To convict of conspiracy, three elements must coexist beyond a reasonable doubt. There must be a real agreement, combination or federation with a common design, between two or more persons, to accomplish an unlawful purpose, which in this state must amount to a crime. People v. Armijo, Colo., 491 P.2d 1384; LaVielle v. People, 113 Colo. 277, 157 P.2d 621. The record here would not support a conviction for an overall conspiracy of all the individuals charged because the first of these essential elements is missing. There was no proof of a real agreement between all of the people involved to possess narcotic drugs. However, if the evidence discloses agreements between two or more people to possess narcotics, a conspiracy conviction of those persons can be sustained. It is our view that the only person Feltes could have conspired with would have been his roommate Yvonne Gabriel. Since the jury found Yvonne Gabriel not guilty of conspiracy, a conspiracy charge could not have been sustained between her and Feltes because a conspiracy requires the participation of two or more people. The conspiracy conviction of Feltes is therefore reversed.
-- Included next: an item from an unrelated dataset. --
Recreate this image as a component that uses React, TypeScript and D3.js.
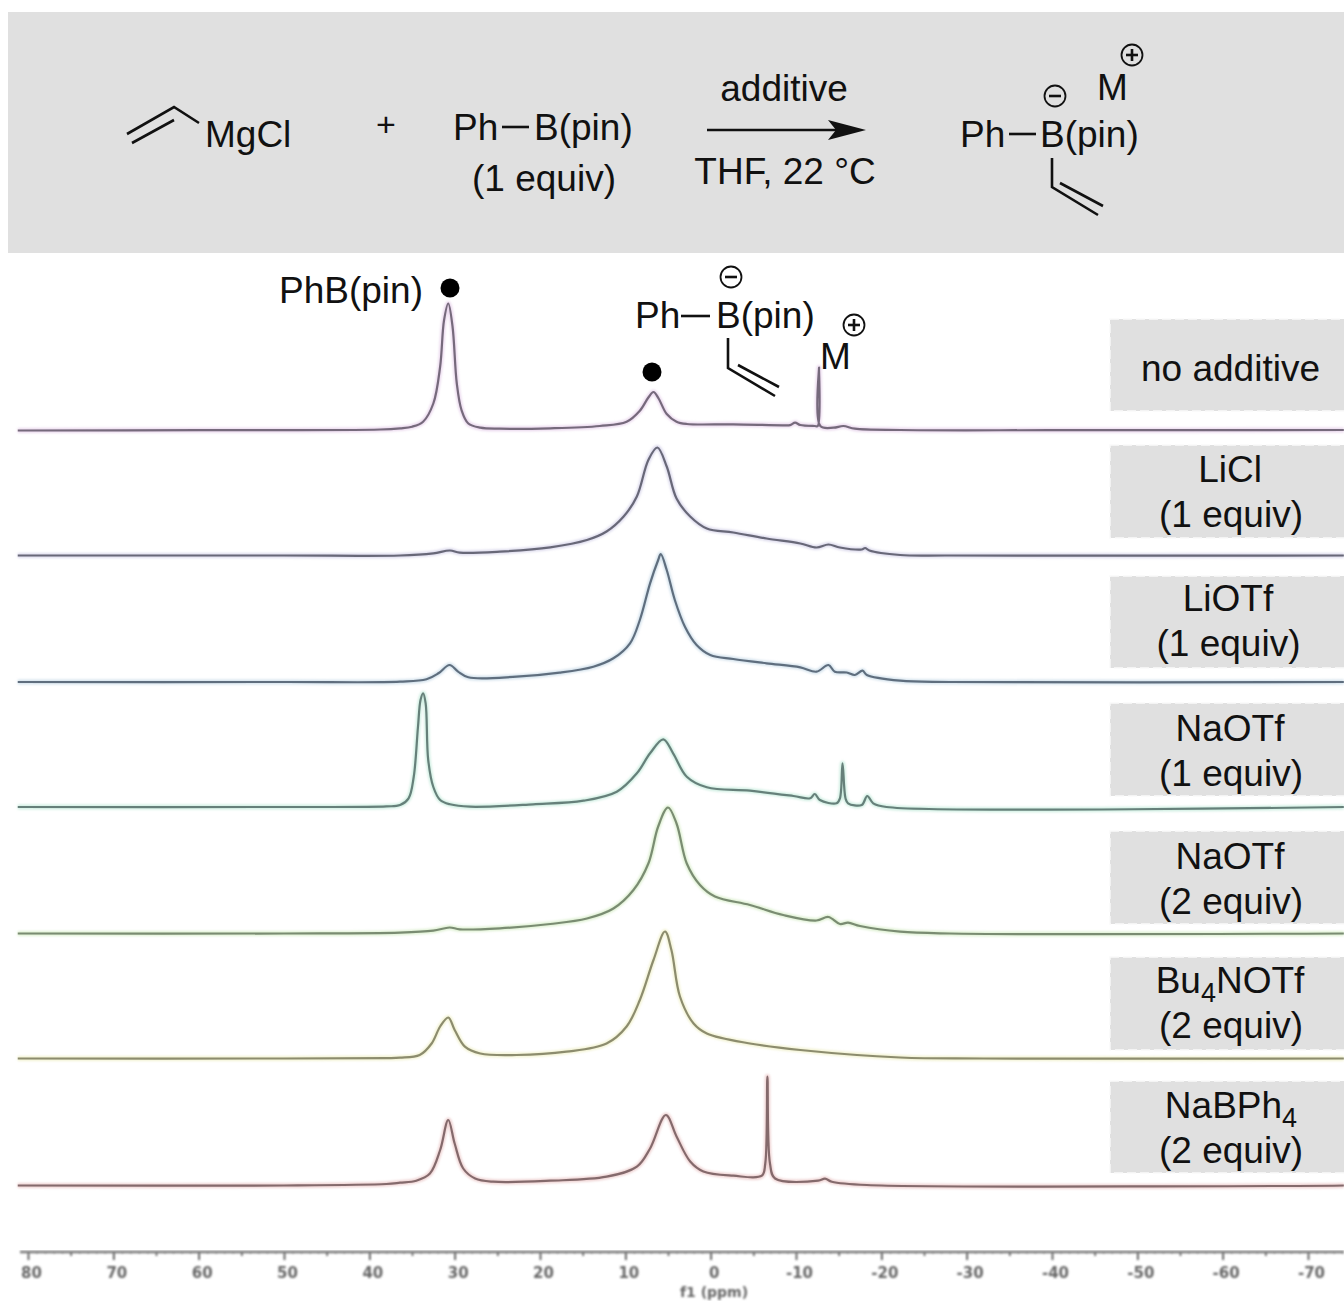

The record does contain substantial circumstantial evidence which tends to show an agreement, combination or federation to possess narcotics between the Willemsteins and Jones. All three were sleeping in the same room and a substantial amount of drugs and paraphernalia were found in that room in several different locations. The jury was therefore warranted in determining that these persons had conspired to possess narcotic drugs and their convictions on this charge are affirmed.

The judgments of the trial court as to defendants James Kennedy, Sheryl Kennedy, Michael Kennedy, Milton Petry, Martin Houston and Patricia Houston are reversed and these defendants are ordered to be discharged. The judgments of the trial court as to defendant Robert Feltes is reversed as to conspiracy, but affirmed as to the possession conviction. The judgment of the trial court as to defendant Yvonne Gabriel is affirmed as to the possession conviction. The judgment of the trial court as to defendants John Jones, Robert Willemstein and Gayle Willemstein are affirmed as to both charges.

This case is remanded to the trial court with directions to enter amended judgments in accordance with the views expressed herein.

DAY, KELLEY and ERICKSON, JJ., concur.